We have been back for a few days now and as much as I have LOVED a hot shower, no bugs and our comfortable home…I am torn.
Last night I started to organize some of the pictures we took on our trip. As I scrolled through the pictures my heart was tugged with the array of faces from Guatemala and Honduras. Their beautiful brown eyes and huge smiles brought tears to my eyes as I think about each of them.
We were changed by this trip. Not because we saw poverty. Not because we gave food to starving children. Not because we played with orphaned kids. All of those were great humanitarian efforts, but doing just that would just make us more grateful for the comfortable life we live.
We were changed because we put our heart on the line and learned to love the people there.
I think of Amelia, the grandmother that struggles to provide food for her grandchildren living with her. Something about Amelia’s zest for life and joy in her spirit touched me. I am now 1000 miles away, but I have continued to pray that the Lord would provide a way for her to sense the overwhelming presence of God and that she would experience hope.
I think of Don Oswaldo, the gentleman that gave us a ride from Guatemala to Honduras. His willingness to step out of his comfort zone and give fellow believer’s a ride was a heartfelt sacrifice.
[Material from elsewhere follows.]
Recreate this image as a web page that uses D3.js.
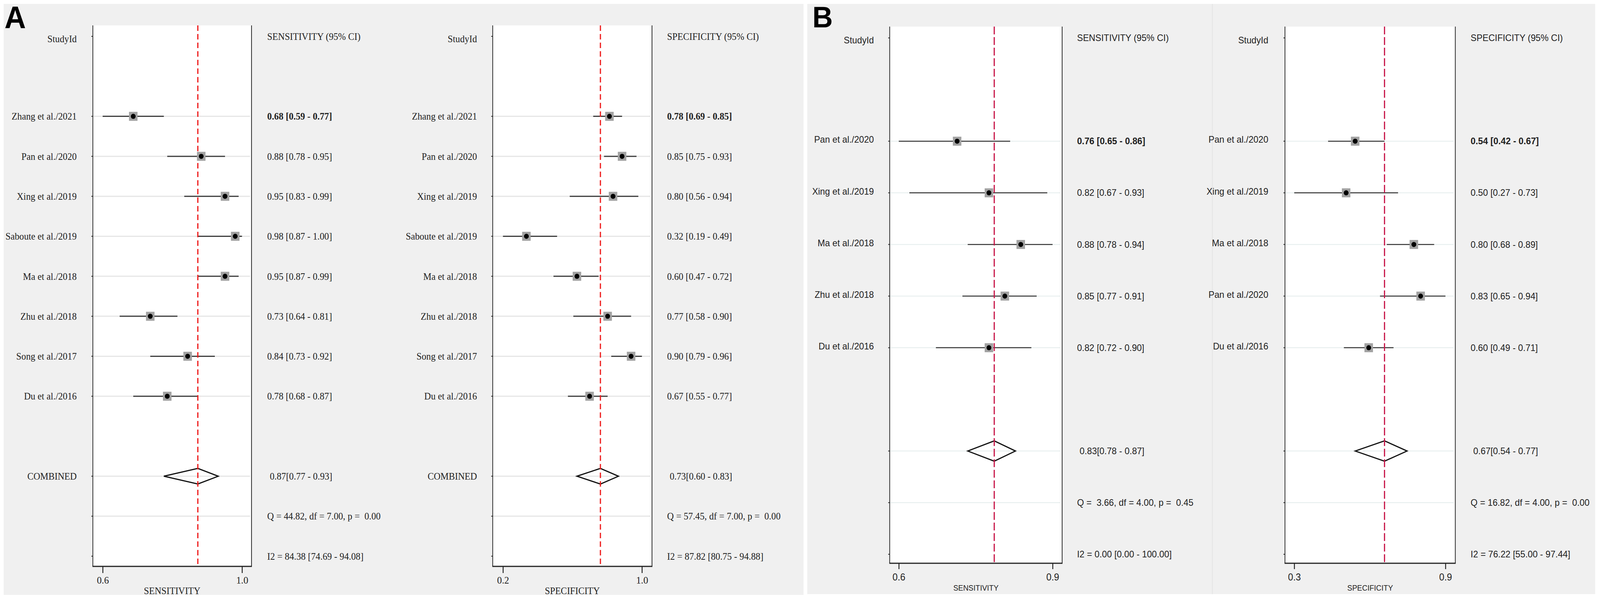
<!DOCTYPE html>
<html>
<head>
<meta charset="utf-8">
<script src="https://cdn.jsdelivr.net/npm/d3@7"></script>
<style>
  html, body { margin: 0; background: #fff; overflow: hidden; }
  svg { display: block; }
  text { white-space: pre; }
</style>
</head>
<body>
<svg id="fig"></svg>
<script>
// panel A - sensitivity / specificity by study
const studiesA = ["Zhang et al./2021", "Pan et al./2020", "Xing et al./2019", "Saboute et al./2019",
                  "Ma et al./2018", "Zhu et al./2018", "Song et al./2017", "Du et al./2016"];
const sensA   = [0.68, 0.88, 0.95, 0.98, 0.95, 0.73, 0.84, 0.78];
const sensALo = [0.59, 0.78, 0.83, 0.87, 0.87, 0.64, 0.73, 0.68];
const sensAHi = [0.77, 0.95, 0.99, 1.00, 0.99, 0.81, 0.92, 0.87];
const specA   = [0.78, 0.85, 0.80, 0.32, 0.60, 0.77, 0.90, 0.67];
const specALo = [0.69, 0.75, 0.56, 0.19, 0.47, 0.58, 0.79, 0.55];
const specAHi = [0.85, 0.93, 0.94, 0.49, 0.72, 0.90, 0.96, 0.77];
const pooledSensA = [0.87, 0.77, 0.93];
const pooledSpecA = [0.73, 0.60, 0.83];
const hetSensA = ["Q = 44.82, df = 7.00, p =  0.00", "I2 = 84.38 [74.69 - 94.08]"];
const hetSpecA = ["Q = 57.45, df = 7.00, p =  0.00", "I2 = 87.82 [80.75 - 94.88]"];
const tickLabSensA = ["0.6", "1.0"];
const tickLabSpecA = ["0.2", "1.0"];

// panel B
const studiesBSens = ["Pan et al./2020", "Xing et al./2019", "Ma et al./2018", "Zhu et al./2018", "Du et al./2016"];
const studiesBSpec = ["Pan et al./2020", "Xing et al./2019", "Ma et al./2018", "Pan et al./2020", "Du et al./2016"];
const sensB   = [0.76, 0.82, 0.88, 0.85, 0.82];
const sensBLo = [0.65, 0.67, 0.78, 0.77, 0.72];
const sensBHi = [0.86, 0.93, 0.94, 0.91, 0.90];
const specB   = [0.54, 0.50, 0.80, 0.83, 0.60];
const specBLo = [0.42, 0.27, 0.68, 0.65, 0.49];
const specBHi = [0.67, 0.73, 0.89, 0.94, 0.71];
const pooledSensB = [0.83, 0.78, 0.87];
const pooledSpecB = [0.67, 0.54, 0.77];
const hetSensB = ["Q =  3.66, df = 4.00, p =  0.45", "I2 = 0.00 [0.00 - 100.00]"];
const hetSpecB = ["Q = 16.82, df = 4.00, p =  0.00", "I2 = 76.22 [55.00 - 97.44]"];
const tickLabSensB = ["0.6", "0.9"];
const tickLabSpecB = ["0.3", "0.9"];

// drawing is done in a 4317x1535 box, stretched to whatever window we get
const svg = d3.select("#fig")
  .attr("width", window.innerWidth).attr("height", window.innerHeight)
  .attr("viewBox", "0 0 4317 1535").attr("preserveAspectRatio", "none");
const f2 = d3.format(".2f");

svg.append("rect").attr("width", 4317).attr("height", 1535).attr("fill", "#fff");
// grey panel backgrounds
svg.append("rect").attr("x", 10).attr("y", 10).attr("width", 2158).attr("height", 1512).attr("fill", "#f0f0f0");
svg.append("rect").attr("x", 2178).attr("y", 10).attr("width", 2126).attr("height", 1510).attr("fill", "#f0f0f0");
// faint seam between the two B graphs
svg.append("line").attr("x1", 3271).attr("x2", 3271).attr("y1", 10).attr("y2", 1520)
  .attr("stroke", "#e4e4e4").attr("stroke-width", 2);

svg.append("text").attr("x", 12).attr("y", 72).text("A")
  .attr("font-family", "Liberation Sans").attr("font-weight", "bold").attr("font-size", 80);
svg.append("text").attr("x", 2192).attr("y", 70).text("B")
  .attr("font-family", "Liberation Sans").attr("font-weight", "bold").attr("font-size", 76);

const styleA = {font: "Liberation Serif", size: 25, red: "#ee1b1b", dash: "14,8", ci: "#3c3c3c", ciW: 3,
  grid: "#e6e6e6", gridW: 3, dH: 20, tickLen: 17, tickPad: 9, titleSize: 25, top: 65, axisY: 1449,
  headerY: 93, step: 102.3, titleY: 1520, combined: true, labelDy: 0};
const styleB = {font: "Liberation Sans", size: 24, red: "#c8174a", dash: "20,7", ci: "#333", ciW: 2.5,
  grid: "#e4ecec", gridW: 2, dH: 26, tickLen: 15, tickPad: 11, titleSize: 20, top: 68, axisY: 1441,
  headerY: 97, step: 132.1, titleY: 1511, combined: false, labelDy: -4};

function forest(cfg, st) {
  const g = svg.append("g");
  const n = cfg.names.length;
  const x = d3.scaleLinear().domain([d3.min(cfg.lo), d3.max(cfg.hi)]).range(cfg.tickRange);
  const y = d3.scaleLinear().domain([0, 1]).range([st.headerY, st.headerY + st.step]);
  const rows = d3.range(n).map(i => ({name: cfg.names[i], v: cfg.est[i], lo: cfg.lo[i], hi: cfg.hi[i], r: i + 2}));
  const pooledRow = n + 3, qRow = n + 4, i2Row = n + 5;
  const [bx0, bx1] = cfg.box;

  g.append("rect").attr("x", bx0).attr("y", st.top).attr("width", bx1 - bx0)
    .attr("height", st.axisY - st.top).attr("fill", "#fff");

  // light row guides
  g.selectAll(".guide").data(rows.map(d => d.r).concat([pooledRow, qRow])).join("line")
    .attr("x1", bx0).attr("x2", bx1 - 4).attr("y1", d => y(d)).attr("y2", d => y(d))
    .attr("stroke", st.grid).attr("stroke-width", st.gridW);

  // small ticks on left frame
  g.selectAll(".ltick").data([0].concat(rows.map(d => d.r), [pooledRow, qRow, i2Row])).join("line")
    .attr("x1", bx0 - 4).attr("x2", bx0).attr("y1", d => y(d)).attr("y2", d => y(d))
    .attr("stroke", "#222").attr("stroke-width", 2);

  // confidence intervals
  g.selectAll(".ci").data(rows).join("line")
    .attr("x1", d => x(d.lo)).attr("x2", d => x(d.hi)).attr("y1", d => y(d.r)).attr("y2", d => y(d.r))
    .attr("stroke", st.ci).attr("stroke-width", st.ciW);

  // pooled diamond
  const [pv, plo, phi] = cfg.pooled;
  const py = y(pooledRow);
  g.append("path")
    .attr("d", `M${x(plo)},${py} L${x(pv)},${py - st.dH} L${x(phi)},${py} L${x(pv)},${py + st.dH} Z`)
    .attr("fill", "none").attr("stroke", "#111").attr("stroke-width", 3).attr("stroke-linejoin", "miter");

  // reference line at pooled estimate
  g.append("line").attr("x1", x(pv)).attr("x2", x(pv)).attr("y1", st.top).attr("y2", st.axisY)
    .attr("stroke", st.red).attr("stroke-width", 3.2).attr("stroke-dasharray", st.dash);

  g.selectAll(".box").data(rows).join("rect")
    .attr("x", d => x(d.v) - 11.5).attr("y", d => y(d.r) - 11.5).attr("width", 23).attr("height", 23)
    .attr("fill", "#a2a2a2");
  g.selectAll(".dot").data(rows).join("circle")
    .attr("cx", d => x(d.v)).attr("cy", d => y(d.r)).attr("r", 6.5).attr("fill", "#000");

  // frame
  g.append("line").attr("x1", bx0).attr("x2", bx0).attr("y1", st.top).attr("y2", st.axisY)
    .attr("stroke", "#222").attr("stroke-width", 2);
  g.append("line").attr("x1", bx1).attr("x2", bx1).attr("y1", st.top).attr("y2", st.axisY)
    .attr("stroke", "#222").attr("stroke-width", 2);
  g.append("line").attr("x1", bx0 - 1).attr("x2", bx1 + 1).attr("y1", st.axisY).attr("y2", st.axisY)
    .attr("stroke", "#222").attr("stroke-width", 3);

  const ax = g.append("g").attr("transform", `translate(0,${st.axisY})`)
    .call(d3.axisBottom(x).tickValues(x.domain()).tickFormat((d, i) => cfg.tickLabels[i])
      .tickSize(st.tickLen).tickPadding(st.tickPad));
  ax.select(".domain").remove();
  ax.selectAll("line").attr("stroke", "#222").attr("stroke-width", 2.5);
  ax.selectAll("text").attr("font-family", st.font).attr("font-size", st.size + 1).attr("fill", "#222");

  g.append("text").attr("x", (bx0 + bx1) / 2).attr("y", st.titleY).attr("text-anchor", "middle")
    .attr("font-family", st.font).attr("font-size", st.titleSize).attr("fill", "#222").text(cfg.title);

  // text columns
  const txt = (sel) => sel.attr("font-family", st.font).attr("font-size", st.size).attr("fill", "#222")
    .attr("dominant-baseline", "central");
  txt(g.append("text").attr("x", cfg.labelRight).attr("y", y(0) + 6).attr("text-anchor", "end").text("StudyId"));
  txt(g.append("text").attr("x", cfg.valueX).attr("y", y(0)).text(cfg.title + " (95% CI)"));
  txt(g.selectAll(".lab").data(rows).join("text")
    .attr("x", cfg.labelRight).attr("y", d => y(d.r) + st.labelDy).attr("text-anchor", "end").text(d => d.name));
  txt(g.selectAll(".val").data(rows).join("text")
    .attr("x", cfg.valueX).attr("y", d => y(d.r)).attr("font-weight", (d, i) => i === 0 ? "bold" : null)
    .text(d => `${f2(d.v)} [${f2(d.lo)} - ${f2(d.hi)}]`));
  if (st.combined) {
    txt(g.append("text").attr("x", cfg.labelRight).attr("y", py).attr("text-anchor", "end").text("COMBINED"));
  }
  txt(g.append("text").attr("x", cfg.valueX + 7).attr("y", py).text(`${f2(pv)}[${f2(plo)} - ${f2(phi)}]`));
  txt(g.append("text").attr("x", cfg.valueX).attr("y", y(qRow)).text(cfg.het[0]));
  txt(g.append("text").attr("x", cfg.valueX).attr("y", y(i2Row)).text(cfg.het[1]));
}

forest({names: studiesA, est: sensA, lo: sensALo, hi: sensAHi, pooled: pooledSensA, het: hetSensA,
  tickLabels: tickLabSensA, title: "SENSITIVITY", box: [250.5, 678.6], tickRange: [277, 653],
  labelRight: 207, valueX: 721}, styleA);
forest({names: studiesA, est: specA, lo: specALo, hi: specAHi, pooled: pooledSpecA, het: hetSpecA,
  tickLabels: tickLabSpecA, title: "SPECIFICITY", box: [1329.4, 1759.2], tickRange: [1357, 1732],
  labelRight: 1287, valueX: 1800}, styleA);
forest({names: studiesBSens, est: sensB, lo: sensBLo, hi: sensBHi, pooled: pooledSensB, het: hetSensB,
  tickLabels: tickLabSensB, title: "SENSITIVITY", box: [2400.5, 2865.8], tickRange: [2425, 2840],
  labelRight: 2358, valueX: 2906}, styleB);
forest({names: studiesBSpec, est: specB, lo: specBLo, hi: specBHi, pooled: pooledSpecB, het: hetSpecB,
  tickLabels: tickLabSpecB, title: "SPECIFICITY", box: [3467, 3926.6], tickRange: [3492, 3900],
  labelRight: 3422, valueX: 3968}, styleB);
</script>
</body>
</html>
His willingness to help has turned into a friendship that we will cherish. (It is also an adventure that was a highlight of our trip!)
Today Eva sat putting a puzzle together singing “Jesus Loves the Little Children”. If you don’t know the words they go, “Jesus loves the little children, all the children of the world. Red and yellow. Black and white. They are precious in His sight. Jesus loves the little children of the world.”
The kids from Give Hope 2 Kids have changed us. We learned to love each of them and honestly it hurts. We were sad to leave, but the sadness has continued. We miss them. Isaiah, Lille and Eva made friends there. We fully enjoyed our chance to play, love, hold and celebrate life with those kids. We experienced just a fraction of the love that Jesus has for them. As Eva sang, I was given some comfort in knowing that Jesus loves each of them so much and has created them with a future and a hope and a Savior that loves them more than I can imagine. That is peace.
So as I sit in my warm house with a cup of coffee…I feel a little empty. I know God has planned our next steps and that he created us to love. And sometimes love hurts. But it also keeps us more dependent on Him who gives love freely.